Die Bandenherrschaft der realen Peaky Blinders war also, wenig überraschend, eine hässliche Angelegenheit. Hässlicher Realismus allein trägt allerdings keine Serie, die einem Massenpublikum zusagen soll, weshalb sich die Macher von »Peaky Blinders« einer Ambivalenz bedienten, die im Gangster-Genre verbreitet ist: Thomas Shelby und seine »Peaky Blinders« tun zwar böse Dinge, schleppen dabei aber auch ihre eigenen Traumata mit sich herum. Sie stehlen, betrügen und töten, sind dabei aber auch keine schlimmeren Gestalten als die brutalen Polizisten, korrupten Politiker und skrupellosen Fabrikbesitzer, die in der Serie ihr Unwesen treiben. Im Gegenteil: Die »Peaky Blinders« erscheinen menschlich, denn manchmal lassen sie sogar Gnade vor Unrecht ergehen. Und sie sehen dabei stets gut aus.
Sie sehen stets gut aus
Mit diesem Rezept wurde die Serie bei Publikum und Kritikern derart beliebt, dass als Fortsetzung der sechs veröffentlichten Staffeln im vergangen Jahr der Spielfilm »The Immortal Man« produziert wurde, wieder mit Cillian Murphy in der Rolle des Thomas Shelby; auf Netflix soll er noch dieses Jahr zu sehen sein. Anders als die Serie, die nicht in Birmingham gedreht wurde, entstand zumindest der Film in der Stadt der ursprünglichen Peaky Blinders, in den Digbeth Loc. Studios von Steven Knight.

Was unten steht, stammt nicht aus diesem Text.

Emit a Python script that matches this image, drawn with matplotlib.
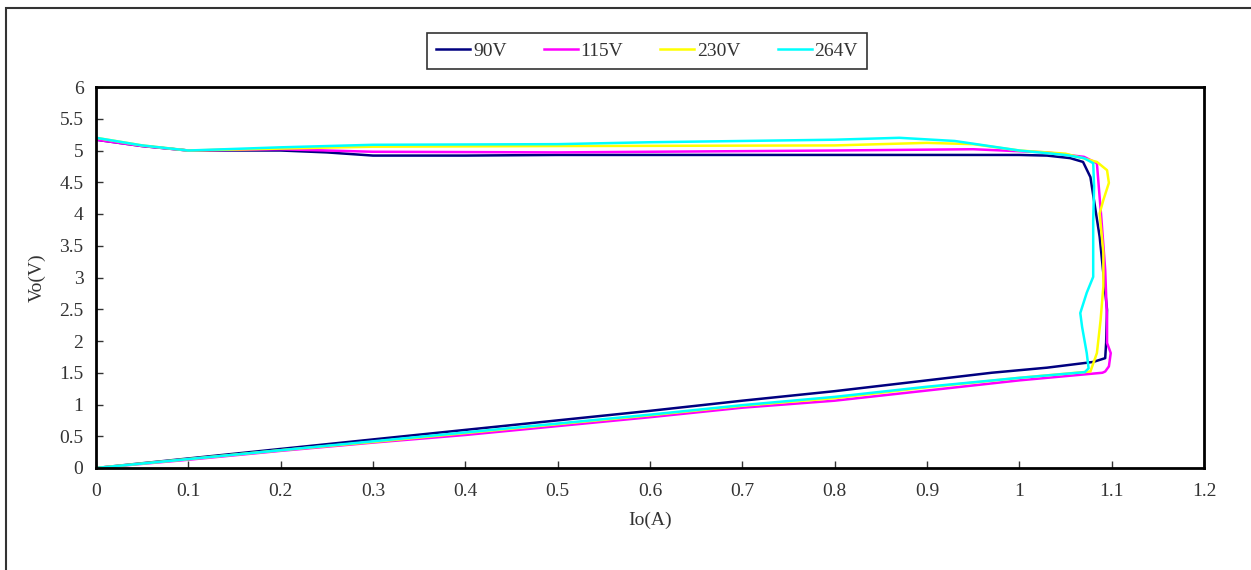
import numpy as np
import matplotlib
matplotlib.use('Agg')
import matplotlib.pyplot as plt
from matplotlib.patches import Rectangle

plt.rcParams['font.family'] = ['Liberation Serif', 'DejaVu Serif']

labels = ['90V', '115V', '230V', '264V']
colors = ['#000080', '#FF00FF', '#FFFF00', '#00FFFF']

# each curve: top branch (left->right), right side (top->bottom), bottom branch back to origin
io_90 = [0, 0.05, 0.1, 0.2, 0.25, 0.3, 0.4, 0.5, 0.7, 0.9, 1.0, 1.03, 1.055, 1.069,
         1.077, 1.087, 1.095, 1.094, 1.093, 1.08, 1.03, 0.97, 0.9, 0.8, 0.7, 0.6, 0.5,
         0.4, 0.3, 0.2, 0.1, 0]
vo_90 = [5.17, 5.07, 5.0, 5.0, 4.97, 4.92, 4.92, 4.93, 4.93, 4.93, 4.93, 4.92, 4.88, 4.82,
         4.58, 3.64, 2.49, 1.97, 1.73, 1.67, 1.58, 1.5, 1.38, 1.21, 1.06, 0.9, 0.75,
         0.6, 0.45, 0.3, 0.15, 0]

io_115 = [0, 0.05, 0.1, 0.2, 0.3, 0.5, 0.8, 0.95, 1.03, 1.07, 1.084, 1.089, 1.093, 1.095,
          1.095, 1.099, 1.097, 1.093, 1.09, 1.0, 0.9, 0.8, 0.7, 0.6, 0.5, 0.4, 0.3,
          0.2, 0.1, 0]
vo_115 = [5.17, 5.07, 5.0, 5.02, 4.98, 4.97, 5.0, 5.02, 4.97, 4.9, 4.8, 3.9, 3.12, 2.33,
          1.97, 1.81, 1.6, 1.52, 1.5, 1.38, 1.22, 1.06, 0.95, 0.8, 0.66, 0.52, 0.4,
          0.27, 0.13, 0]

io_230 = [0, 0.05, 0.1, 0.2, 0.3, 0.5, 0.8, 0.9, 0.95, 1.0, 1.05, 1.084, 1.095, 1.097,
          1.091, 1.087, 1.091, 1.091, 1.088, 1.084, 1.077, 1.0, 0.9, 0.8, 0.7, 0.6,
          0.5, 0.4, 0.3, 0.2, 0.1, 0]
vo_230 = [5.2, 5.08, 5.0, 5.03, 5.06, 5.07, 5.08, 5.12, 5.1, 5.0, 4.95, 4.82, 4.69, 4.49,
          4.22, 4.01, 3.39, 2.86, 2.33, 1.81, 1.52, 1.42, 1.27, 1.1, 0.98, 0.83,
          0.69, 0.55, 0.41, 0.28, 0.14, 0]

io_264 = [0, 0.05, 0.1, 0.2, 0.3, 0.5, 0.6, 0.8, 0.87, 0.93, 1.0, 1.05, 1.07, 1.08, 1.081,
          1.08, 1.08, 1.073, 1.066, 1.068, 1.073, 1.075, 1.071, 1.0, 0.9, 0.8, 0.7,
          0.6, 0.5, 0.4, 0.3, 0.2, 0.1, 0]
vo_264 = [5.2, 5.08, 5.0, 5.05, 5.09, 5.1, 5.13, 5.17, 5.2, 5.15, 5.0, 4.93, 4.88, 4.8, 4.43,
          3.9, 3.01, 2.76, 2.44, 2.22, 1.81, 1.57, 1.51, 1.42, 1.28, 1.12, 0.99,
          0.84, 0.7, 0.56, 0.42, 0.28, 0.14, 0]

series = [(io_90, vo_90), (io_115, vo_115), (io_230, vo_230), (io_264, vo_264)]

fig = plt.figure(figsize=(12.51, 5.70), dpi=100)
ax = fig.add_axes([96/1251, 102/570, (1204-96)/1251, (468-87)/570])

for (x, y), lab, c in zip(series, labels, colors):
    ax.plot(x, y, color=c, lw=1.8, label=lab, solid_joinstyle='round')

fs = 14
ax.set_xlim(0, 1.2)
ax.set_ylim(0, 6)
ax.set_xticks(np.arange(0, 1.21, 0.1))
ax.set_xticklabels(['0', '0.1', '0.2', '0.3', '0.4', '0.5', '0.6', '0.7', '0.8', '0.9', '1', '1.1', '1.2'])
ax.set_yticks(np.arange(0, 6.01, 0.5))
ax.set_yticklabels(['0', '0.5', '1', '1.5', '2', '2.5', '3', '3.5', '4', '4.5', '5', '5.5', '6'])
ax.tick_params(direction='in', length=5, width=1, labelsize=fs, colors='#333333',
               labelcolor='#333333')
ax.tick_params(axis='x', pad=11)
ax.tick_params(axis='y', pad=9)
for s in ax.spines.values():
    s.set_linewidth(2)
    s.set_color('black')

ax.set_xlabel('Io(A)', fontsize=fs, color='#333333', labelpad=8)
ax.set_ylabel('Vo(V)', fontsize=fs, color='#333333', labelpad=10)

leg = fig.legend(loc='center', bbox_to_anchor=(647/1251, 1 - 51/570), ncol=4,
                 fontsize=fs, frameon=True, fancybox=False, handlelength=1.75,
                 columnspacing=1.9, handletextpad=0.15, borderpad=0.45,
                 borderaxespad=0)
leg.get_frame().set_edgecolor('black')
leg.get_frame().set_linewidth(1.2)
for t in leg.get_texts():
    t.set_color('#333333')

# outer chart border
fig.patches.append(Rectangle((6/1251, -0.05), 1.2, 1.05 - 8/570, transform=fig.transFigure,
                             fill=False, edgecolor='#333333', lw=1.5))

fig.savefig('out.png', dpi=100)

Obwohl Seriendrehorte wie Liverpool und Manchester mit ihren Originalschauplätzen stärker vom Besuch von Fans von »Peaky Blinders« profitieren, versucht man sich auch in Birmingham am Thementourismus: Interessierte können in einem Peaky-Blinders-Escape-Room Rätsel lösen, sich auf einer Stadtführung die Geschichte der historischen Gang erzählen lassen oder am Flughafen in einem Restaurant namens »Shelby & Co. Bar and Kitchen« Burger essen.

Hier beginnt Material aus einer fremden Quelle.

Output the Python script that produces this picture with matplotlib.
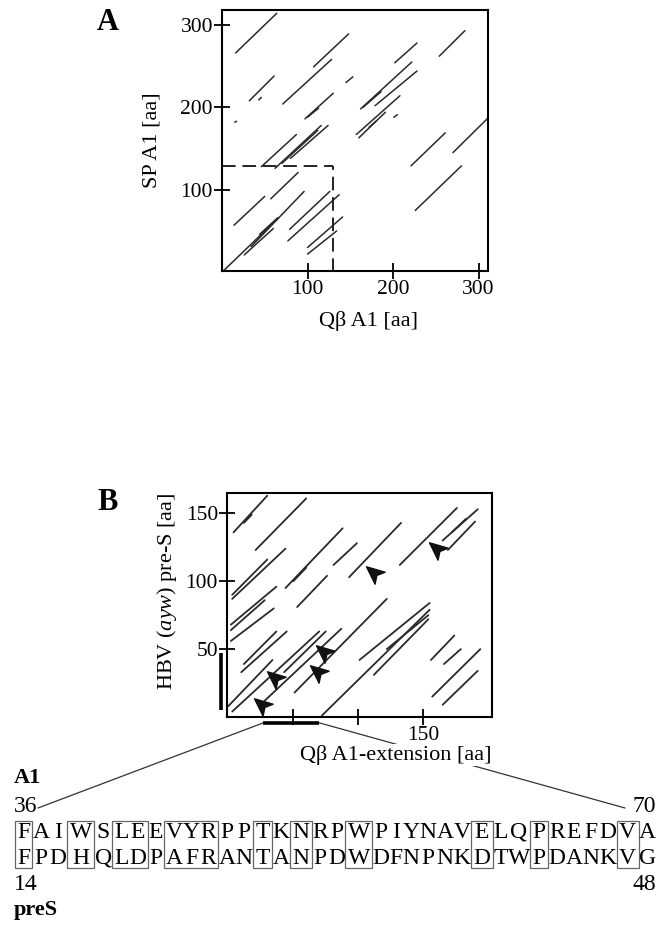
import matplotlib
matplotlib.use('Agg')
import matplotlib.pyplot as plt
import numpy as np
from matplotlib.patches import Rectangle, ConnectionPatch
from matplotlib.path import Path
from matplotlib.markers import MarkerStyle
from matplotlib.transforms import Affine2D, blended_transform_factory
from matplotlib.font_manager import FontProperties

plt.rcParams['font.family'] = ['Liberation Serif', 'DejaVu Serif']
plt.rcParams['mathtext.fontset'] = 'custom'
plt.rcParams['mathtext.rm'] = 'Liberation Serif'
plt.rcParams['mathtext.it'] = 'Liberation Serif:italic'

# ---------------- data: panel A (Qbeta A1 vs SP A1 dot-plot diagonals) ----------------
a_qb0 = [16, 107, 71, 32, 43, 97, 100, 145, 15, 202, 254, 162, 165, 179, 157, 160, 172, 201,
         221, 270, 226, 0, 14, 57, 26, 34, 44, 79, 77, 100, 100, 46, 62, 70, 80]
a_sp0 = [266, 249, 204, 208, 209, 186, 188, 230, 182, 254, 262, 198, 200, 202, 167, 163, 176, 188,
         129, 145, 75, 0, 57, 89, 21, 31, 46, 52, 38, 30, 22, 128, 126, 132, 138]
a_qb1 = [64, 148, 128, 61, 46, 130, 113, 153, 17, 228, 284, 222, 186, 228, 208, 191, 180, 205,
         261, 311, 280, 66, 50, 89, 60, 96, 65, 126, 137, 141, 134, 87, 116, 112, 124]
a_sp1 = [314, 289, 258, 238, 212, 217, 199, 237, 183, 278, 293, 255, 219, 244, 214, 194, 183, 191,
         169, 187, 129, 66, 92, 121, 53, 98, 66, 98, 94, 67, 50, 167, 178, 172, 178]
a_box_x = 130   # dashed region boundary (Qbeta A1)
a_box_y = 129   # dashed region boundary (SP A1)

# ---------------- data: panel B (Qbeta A1-extension vs HBV preS) ----------------
b_qb0 = [4, 12, 21, 44, 50, 81, 93, 132, 165, 172, 169, 53, 3, 3, 2, 2, 2, 12, 10, 0, 3, 28,
         43, 51, 72, 101, 112, 122, 156, 166, 157, 165]
b_ps0 = [136, 143, 123, 95, 100, 112, 103, 112, 130, 136, 123, 81, 87, 90, 68, 64, 56, 39, 33, 8,
         4, 12, 33, 18, 1, 42, 31, 50, 42, 39, 15, 9]
b_qb1 = [30, 18, 60, 88, 60, 99, 133, 176, 192, 183, 190, 76, 44, 30, 37, 28, 35, 37, 45, 34,
         70, 87, 75, 122, 155, 155, 154, 154, 174, 179, 194, 192]
b_ps1 = [163, 149, 161, 139, 110, 128, 143, 154, 153, 146, 144, 104, 124, 116, 96, 86, 80, 63,
         63, 42, 63, 65, 63, 87, 79, 84, 72, 75, 60, 50, 50, 34]
arrow_qb = [26, 36, 69, 74, 112, 161]
arrow_ps = [9, 29, 33, 48, 106, 124]
bar_qb = (27, 70)     # highlighted A1 segment on x axis
bar_ps = (5, 47)      # highlighted preS segment on y axis

# ---------------- data: aligned sequences ----------------
seq_a1 = "FAIWSLEEVYRPPTKNRPWPIYNAVELQPREFDVA"
seq_pres = "FPDHQLDPAFRANTANPDWDFNPNKDTWPDANKVG"
box_cols = [(1, 1), (4, 4), (6, 7), (9, 11), (14, 14), (16, 16), (19, 19), (26, 26), (29, 29), (34, 34)]
a1_start, a1_end = "36", "70"
pres_start, pres_end = "14", "48"

W, H = 657, 940
fig = plt.figure(figsize=(W / 100, H / 100), dpi=100)

ov = fig.add_axes([0, 0, 1, 1])
ov.set_xlim(0, W)
ov.set_ylim(H, 0)
ov.axis('off')
ov.set_zorder(-1)


def px_axes(l, t, r, b):
    return fig.add_axes([l / W, 1 - b / H, (r - l) / W, (b - t) / H])


LC = '#2a2a2a'

# ---------------- Panel A ----------------
axA = px_axes(222, 10, 488, 271)
for x0, y0, x1, y1 in zip(a_qb0, a_sp0, a_qb1, a_sp1):
    axA.plot([x0, x1], [y0, y1], color=LC, lw=1.1, solid_capstyle='round')
axA.plot([0, a_box_x], [a_box_y, a_box_y], color='#222222', lw=1.4, ls=(0, (7, 3.5)))
axA.plot([a_box_x, a_box_x], [0, a_box_y], color='#222222', lw=1.4, ls=(0, (7, 3.5)))
axA.set_xlim(0, 311)
axA.set_ylim(1.5, 318)
axA.set_xticks([100, 200, 300])
axA.set_yticks([100, 200, 300])
axA.tick_params(direction='inout', length=11, width=1.3, labelsize=15.5, pad=1)
for s in axA.spines.values():
    s.set_linewidth(1.5)
axA.set_xlabel('Qβ A1 [aa]', fontsize=16)
axA.xaxis.set_label_coords(0.549, -0.19)
axA.xaxis.label.set_va('center')
axA.set_ylabel('SP A1 [aa]', fontsize=16)
axA.yaxis.set_label_coords(-0.263, 0.502)
axA.yaxis.label.set_va('center')

# ---------------- Panel B ----------------
axB = px_axes(227, 493, 492, 717)
for x0, y0, x1, y1 in zip(b_qb0, b_ps0, b_qb1, b_ps1):
    axB.plot([x0, x1], [y0, y1], color=LC, lw=1.3, solid_capstyle='round')

arrow_path = Path([(1.0, 0.0), (-0.7, 0.75), (-0.3, 0.0), (-0.7, -0.75), (1.0, 0.0)],
                  [Path.MOVETO, Path.LINETO, Path.LINETO, Path.LINETO, Path.CLOSEPOLY])
mk = MarkerStyle(arrow_path, transform=Affine2D().rotate_deg(140))
axB.plot(arrow_qb, arrow_ps, ls='none', marker=mk, markersize=15, color='#111111')

axB.set_xlim(-1, 203)
axB.set_ylim(0, 165)
axB.set_xticks([50, 100, 150])
axB.set_xticklabels(['', '', '150'])
axB.set_yticks([50, 100, 150])
axB.tick_params(direction='inout', length=11, width=1.3, labelsize=15.5, pad=1)
for s in axB.spines.values():
    s.set_linewidth(1.5)
axB.set_xlabel('Qβ A1-extension [aa]', fontsize=16,
               bbox=dict(facecolor='white', edgecolor='none', pad=1))
axB.xaxis.set_label_coords(1.0, -0.17)
axB.xaxis.label.set_ha('right')
axB.xaxis.label.set_va('center')
axB.set_ylabel(r'HBV ($\mathit{ayw}$) pre-S [aa]', fontsize=16)
axB.yaxis.set_label_coords(-0.226, 0.5625)
axB.yaxis.label.set_va('center')

tx = blended_transform_factory(axB.transData, axB.transAxes)
ty = blended_transform_factory(axB.transAxes, axB.transData)
axB.plot(bar_qb, [-0.026, -0.026], transform=tx, color='black', lw=2.6, clip_on=False,
         solid_capstyle='butt')
axB.plot([-0.021, -0.021], bar_ps, transform=ty, color='black', lw=2.6, clip_on=False,
         solid_capstyle='butt')

# connectors from bar to sequence block
for xq, target in ((bar_qb[0], (38, 808)), (bar_qb[1], (625, 808))):
    cp = ConnectionPatch(xyA=(xq, -0.026), coordsA=tx, xyB=target, coordsB=ov.transData,
                         color='#333333', lw=0.9)
    cp.set_zorder(-0.5)
    fig.add_artist(cp)

# panel letters
ov.text(108, 23, 'A', fontsize=22, fontweight='bold', ha='center', va='center')
ov.text(108, 503, 'B', fontsize=22, fontweight='bold', ha='center', va='center')

# ---------------- sequence alignment block ----------------
fs_seq = 17
fp = FontProperties(family='Liberation Serif', size=fs_seq)
renderer = fig.canvas.get_renderer()


def tw(s):
    w, h, d = renderer.get_text_width_height_descent(s, fp, ismath=False)
    return w


pad = 3.0
box_starts = {a for a, b in box_cols}
box_ends = {b for a, b in box_cols}
colw = []
for i, (c1, c2) in enumerate(zip(seq_a1, seq_pres), start=1):
    w = max(tw(c1), tw(c2))
    if i in box_starts:
        w += pad
    if i in box_ends:
        w += pad
    colw.append(w)
colw = np.array(colw)
x_left, x_right = 14.0, 656.0
scale = (x_right - x_left) / colw.sum()
colw = colw * scale
edges = x_left + np.concatenate([[0], np.cumsum(colw)])
centers = []
for i in range(len(colw)):
    l, r = edges[i], edges[i + 1]
    if (i + 1) in box_starts:
        l += pad * scale
    if (i + 1) in box_ends:
        r -= pad * scale
    centers.append((l + r) / 2)

y_row1, y_row2 = 832, 858
for c1, c2, xc in zip(seq_a1, seq_pres, centers):
    ov.text(xc, y_row1, c1, fontsize=fs_seq, ha='center', va='center')
    ov.text(xc, y_row2, c2, fontsize=fs_seq, ha='center', va='center')
for a, b in box_cols:
    l = edges[a - 1] + 0.5
    r = edges[b] - 0.5
    ov.add_patch(Rectangle((l, 821), r - l, 47, fill=False, edgecolor='#666666', lw=0.9))

ov.text(14, 778, 'A1', fontsize=16, fontweight='bold', ha='left', va='center')
ov.text(14, 806, a1_start, fontsize=17, ha='left', va='center')
ov.text(656, 806, a1_end, fontsize=17, ha='right', va='center')
ov.text(14, 885, pres_start, fontsize=17, ha='left', va='center')
ov.text(656, 885, pres_end, fontsize=17, ha='right', va='center')
ov.text(14, 910, 'preS', fontsize=16, fontweight='bold', ha='left', va='center')

fig.savefig('out.png', dpi=100)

Die richtige Atmosphäre dürfte jedoch, von Stadtpolitik und -gesellschaft wahrscheinlich alles andere als gewollt, weiterhin in Small Heath aufkommen, wo die Peaky Blinders Ende des 19. Jahrhunderts entstanden. War das Viertel damals ein Arbeiterslum, gehört es einem fact sheet der Stadt Birmingham zufolge auch heutzutage noch zu den ärmsten Stadtteilen. Die Arbeitslosenquote liegt über dem Durchschnitt der Stadt. Der Anteil von Kindern und Jugendlichen, die in Armut leben, ist hoch. Vielleicht gründen einige von ihnen ja irgendwann eine Gang.